Was sind die zentralen Funktionen von GfK Ceres, das Sie mit Hilfe von Rapidminer entwickelt haben?
GfK Ceres ist im Prinzip eine Sammlung von Methoden. Wir verwenden Rapidminer bzw. Rapidanalytics, um die Prozesse intelligent aufzusetzen. Eine Social-Media-Analyse besteht im Prinzip aus drei Phasen. Die erste Phase ist die Datengewinnung, also Web Crawling. Die zweite Phase ist das Extrahieren und Aufbereiten der Texte. Die dritte Phase ist die eigentliche Analyse. Für die Phasen Zwei und Drei verwenden wir fast ausschließlich Rapidminer bzw. Rapidanalytics. Für das Crawling nutzen wir zusätzlich eine andere Software, da uns die entsprechende Funktion des Rapidminer nicht genügt.

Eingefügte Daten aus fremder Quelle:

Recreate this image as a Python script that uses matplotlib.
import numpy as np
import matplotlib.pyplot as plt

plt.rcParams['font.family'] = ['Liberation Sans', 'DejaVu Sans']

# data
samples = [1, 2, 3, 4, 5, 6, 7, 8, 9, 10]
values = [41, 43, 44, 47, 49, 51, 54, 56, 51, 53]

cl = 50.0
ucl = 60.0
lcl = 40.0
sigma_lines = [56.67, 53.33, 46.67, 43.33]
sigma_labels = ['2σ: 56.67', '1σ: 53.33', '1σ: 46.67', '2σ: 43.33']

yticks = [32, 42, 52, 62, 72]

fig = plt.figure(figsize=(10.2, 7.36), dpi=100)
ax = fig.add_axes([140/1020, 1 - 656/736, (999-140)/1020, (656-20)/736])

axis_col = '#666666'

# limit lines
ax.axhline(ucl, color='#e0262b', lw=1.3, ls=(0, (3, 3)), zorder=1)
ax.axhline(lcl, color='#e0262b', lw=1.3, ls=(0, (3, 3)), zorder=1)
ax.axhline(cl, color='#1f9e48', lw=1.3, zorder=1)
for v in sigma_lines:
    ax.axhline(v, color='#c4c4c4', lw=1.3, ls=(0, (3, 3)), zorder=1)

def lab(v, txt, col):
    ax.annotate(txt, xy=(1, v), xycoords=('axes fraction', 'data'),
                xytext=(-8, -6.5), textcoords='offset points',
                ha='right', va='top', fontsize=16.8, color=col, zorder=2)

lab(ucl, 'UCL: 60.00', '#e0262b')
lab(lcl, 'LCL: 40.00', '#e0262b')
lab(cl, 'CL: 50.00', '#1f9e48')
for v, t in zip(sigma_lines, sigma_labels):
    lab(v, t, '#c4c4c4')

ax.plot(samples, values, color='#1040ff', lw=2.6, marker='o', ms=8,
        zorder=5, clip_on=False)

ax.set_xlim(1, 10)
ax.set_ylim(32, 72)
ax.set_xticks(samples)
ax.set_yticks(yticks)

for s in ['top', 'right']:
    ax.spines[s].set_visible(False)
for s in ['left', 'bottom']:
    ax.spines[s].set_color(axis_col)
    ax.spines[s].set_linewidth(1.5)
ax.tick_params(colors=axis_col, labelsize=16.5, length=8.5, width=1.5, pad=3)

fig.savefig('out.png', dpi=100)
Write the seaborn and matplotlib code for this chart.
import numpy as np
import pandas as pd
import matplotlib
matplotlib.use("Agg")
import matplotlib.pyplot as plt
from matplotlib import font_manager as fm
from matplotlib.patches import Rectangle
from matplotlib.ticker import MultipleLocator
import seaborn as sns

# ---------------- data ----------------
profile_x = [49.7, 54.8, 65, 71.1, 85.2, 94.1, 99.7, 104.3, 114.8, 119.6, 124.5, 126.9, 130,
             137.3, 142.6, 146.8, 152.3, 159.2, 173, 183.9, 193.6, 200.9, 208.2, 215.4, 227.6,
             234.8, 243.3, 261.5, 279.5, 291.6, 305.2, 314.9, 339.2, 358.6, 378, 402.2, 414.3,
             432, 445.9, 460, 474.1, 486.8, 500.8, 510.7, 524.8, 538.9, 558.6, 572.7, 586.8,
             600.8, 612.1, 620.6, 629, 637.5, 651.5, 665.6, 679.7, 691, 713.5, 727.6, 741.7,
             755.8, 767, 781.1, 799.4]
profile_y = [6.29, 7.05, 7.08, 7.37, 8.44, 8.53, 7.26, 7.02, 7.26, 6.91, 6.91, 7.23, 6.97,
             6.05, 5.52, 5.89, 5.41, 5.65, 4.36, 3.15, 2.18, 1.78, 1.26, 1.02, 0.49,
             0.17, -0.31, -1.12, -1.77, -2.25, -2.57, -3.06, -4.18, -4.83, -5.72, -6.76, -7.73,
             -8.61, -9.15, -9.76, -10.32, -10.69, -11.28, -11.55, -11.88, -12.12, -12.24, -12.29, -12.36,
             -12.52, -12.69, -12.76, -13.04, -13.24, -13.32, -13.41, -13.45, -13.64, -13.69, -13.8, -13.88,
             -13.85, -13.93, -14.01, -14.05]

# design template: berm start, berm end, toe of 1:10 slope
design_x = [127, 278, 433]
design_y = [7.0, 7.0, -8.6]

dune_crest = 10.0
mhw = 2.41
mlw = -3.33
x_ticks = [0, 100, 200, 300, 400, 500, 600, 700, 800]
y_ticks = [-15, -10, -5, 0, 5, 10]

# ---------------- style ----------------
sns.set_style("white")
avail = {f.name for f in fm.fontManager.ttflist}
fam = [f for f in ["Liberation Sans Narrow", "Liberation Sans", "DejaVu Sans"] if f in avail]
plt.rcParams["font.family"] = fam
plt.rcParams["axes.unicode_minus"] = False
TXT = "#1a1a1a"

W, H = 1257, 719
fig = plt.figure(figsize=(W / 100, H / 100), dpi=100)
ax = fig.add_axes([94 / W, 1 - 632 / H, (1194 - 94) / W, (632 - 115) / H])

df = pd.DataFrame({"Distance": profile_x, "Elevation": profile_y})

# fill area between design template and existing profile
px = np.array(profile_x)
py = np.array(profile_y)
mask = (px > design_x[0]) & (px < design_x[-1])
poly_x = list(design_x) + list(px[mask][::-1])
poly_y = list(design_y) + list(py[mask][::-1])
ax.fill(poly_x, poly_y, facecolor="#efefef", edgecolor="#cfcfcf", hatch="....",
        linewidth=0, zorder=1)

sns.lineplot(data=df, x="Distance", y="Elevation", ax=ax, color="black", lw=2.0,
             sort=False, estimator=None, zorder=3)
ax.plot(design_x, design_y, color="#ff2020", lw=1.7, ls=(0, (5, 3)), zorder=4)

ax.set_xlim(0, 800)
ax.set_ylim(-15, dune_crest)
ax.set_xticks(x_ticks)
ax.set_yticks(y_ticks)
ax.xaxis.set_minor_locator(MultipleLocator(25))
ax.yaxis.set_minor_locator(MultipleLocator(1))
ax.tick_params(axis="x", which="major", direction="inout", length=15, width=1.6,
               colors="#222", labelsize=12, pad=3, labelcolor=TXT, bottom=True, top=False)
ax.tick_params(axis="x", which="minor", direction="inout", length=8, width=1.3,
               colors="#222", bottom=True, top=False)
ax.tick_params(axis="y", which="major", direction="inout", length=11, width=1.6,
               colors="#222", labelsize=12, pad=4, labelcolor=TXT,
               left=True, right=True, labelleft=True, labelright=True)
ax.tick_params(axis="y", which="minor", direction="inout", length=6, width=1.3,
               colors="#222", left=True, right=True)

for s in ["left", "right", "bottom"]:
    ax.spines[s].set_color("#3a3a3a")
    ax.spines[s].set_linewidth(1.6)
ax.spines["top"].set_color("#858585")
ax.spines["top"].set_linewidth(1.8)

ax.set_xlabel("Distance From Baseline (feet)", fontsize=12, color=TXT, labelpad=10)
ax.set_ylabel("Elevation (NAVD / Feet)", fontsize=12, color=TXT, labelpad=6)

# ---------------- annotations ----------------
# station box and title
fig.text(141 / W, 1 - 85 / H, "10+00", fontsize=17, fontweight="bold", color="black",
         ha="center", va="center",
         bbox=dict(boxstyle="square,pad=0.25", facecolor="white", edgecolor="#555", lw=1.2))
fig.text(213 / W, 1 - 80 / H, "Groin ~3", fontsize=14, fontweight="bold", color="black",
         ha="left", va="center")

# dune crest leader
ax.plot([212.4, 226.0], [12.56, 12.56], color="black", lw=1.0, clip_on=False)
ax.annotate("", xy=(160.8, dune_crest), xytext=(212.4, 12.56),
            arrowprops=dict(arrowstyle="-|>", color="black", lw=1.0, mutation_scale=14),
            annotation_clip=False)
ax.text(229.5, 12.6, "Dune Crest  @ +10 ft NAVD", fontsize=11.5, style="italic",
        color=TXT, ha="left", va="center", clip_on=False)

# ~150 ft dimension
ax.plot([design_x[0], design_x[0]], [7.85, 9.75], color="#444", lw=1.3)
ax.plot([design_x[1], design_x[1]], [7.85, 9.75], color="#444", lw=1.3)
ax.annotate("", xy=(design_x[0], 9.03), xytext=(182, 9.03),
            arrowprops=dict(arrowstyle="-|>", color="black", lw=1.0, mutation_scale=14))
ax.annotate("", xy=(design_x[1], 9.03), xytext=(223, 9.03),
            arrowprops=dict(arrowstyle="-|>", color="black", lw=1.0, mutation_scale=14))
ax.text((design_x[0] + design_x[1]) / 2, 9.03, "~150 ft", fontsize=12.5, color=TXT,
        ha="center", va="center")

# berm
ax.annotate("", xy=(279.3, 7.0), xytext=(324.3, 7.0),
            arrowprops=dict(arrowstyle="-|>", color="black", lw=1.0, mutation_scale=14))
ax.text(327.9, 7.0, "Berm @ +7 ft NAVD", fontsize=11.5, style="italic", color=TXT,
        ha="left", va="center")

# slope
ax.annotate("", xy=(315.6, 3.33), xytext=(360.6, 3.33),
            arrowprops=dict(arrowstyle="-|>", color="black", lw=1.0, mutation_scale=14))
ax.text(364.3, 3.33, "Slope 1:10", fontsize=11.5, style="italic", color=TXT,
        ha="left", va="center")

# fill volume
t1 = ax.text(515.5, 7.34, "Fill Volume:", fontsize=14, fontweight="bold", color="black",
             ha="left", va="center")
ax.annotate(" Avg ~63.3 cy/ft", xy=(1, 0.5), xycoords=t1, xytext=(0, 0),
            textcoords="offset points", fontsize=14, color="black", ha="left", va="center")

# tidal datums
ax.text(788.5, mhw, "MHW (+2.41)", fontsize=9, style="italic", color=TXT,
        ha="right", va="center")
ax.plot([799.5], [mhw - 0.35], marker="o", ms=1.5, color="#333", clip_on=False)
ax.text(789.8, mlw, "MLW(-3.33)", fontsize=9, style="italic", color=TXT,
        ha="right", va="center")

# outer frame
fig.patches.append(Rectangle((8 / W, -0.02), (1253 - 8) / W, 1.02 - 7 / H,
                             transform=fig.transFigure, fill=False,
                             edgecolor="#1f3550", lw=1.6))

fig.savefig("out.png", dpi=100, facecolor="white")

Wie sind Sie mit der Leistung der Rapid-I-Lösungen zufrieden?
Mit Rapidminer lassen sich Texte mit einem zugehörigen Datum vollautomatisch und unabhängig von der HTML-Struktur relativ sauber extrahieren.
Wie ist die Qualität der automatischen Sentiment-Analyse? Müssen Sie manuell nacharbeiten?
Obwohl wir viel mit den Einstellungen gespielt haben, sind wir mit der maschinellen Sentimentanalyse nicht sehr zufrieden. Das liegt nicht an der Lösung selbst, sondern an den Texten, die aus dem Web kommen. Es sind oft sehr allgemeine Texte ohne Aussage. Deswegen lassen wir immer eine textliche Stichprobe per Hand kodieren. Es ist mit Rapidminer möglich, eine Sentiment-Analyse mit einem Machine- Based-Learning-Verfahren durchzuführen, indem wir aus der Menge der Texte Stichproben ziehen, diese nach den Klassen, die wir brauchen, labeln – zum Beispiel »positiv«, »negativ«, »neutral« – und dann die Maschine trainieren. Diese analysiert den Rest der Daten. Das klappt sehr gut. Ich ziehe die Bezeichnung »Klassifizierung« der »Sentiment-Analyse« vor. Es ist im Grunde das gleiche Verfahren wie bei einem Spam-Filter.
Welche Pläne haben Sie in Sachen Social Media?
Das Thema ist stark im Kommen, wir wollen es dementsprechend ausbauen. Wir haben derzeit nicht die Kapazität für weltweite Studien für möglichst alle Länder. Da sind wir dran.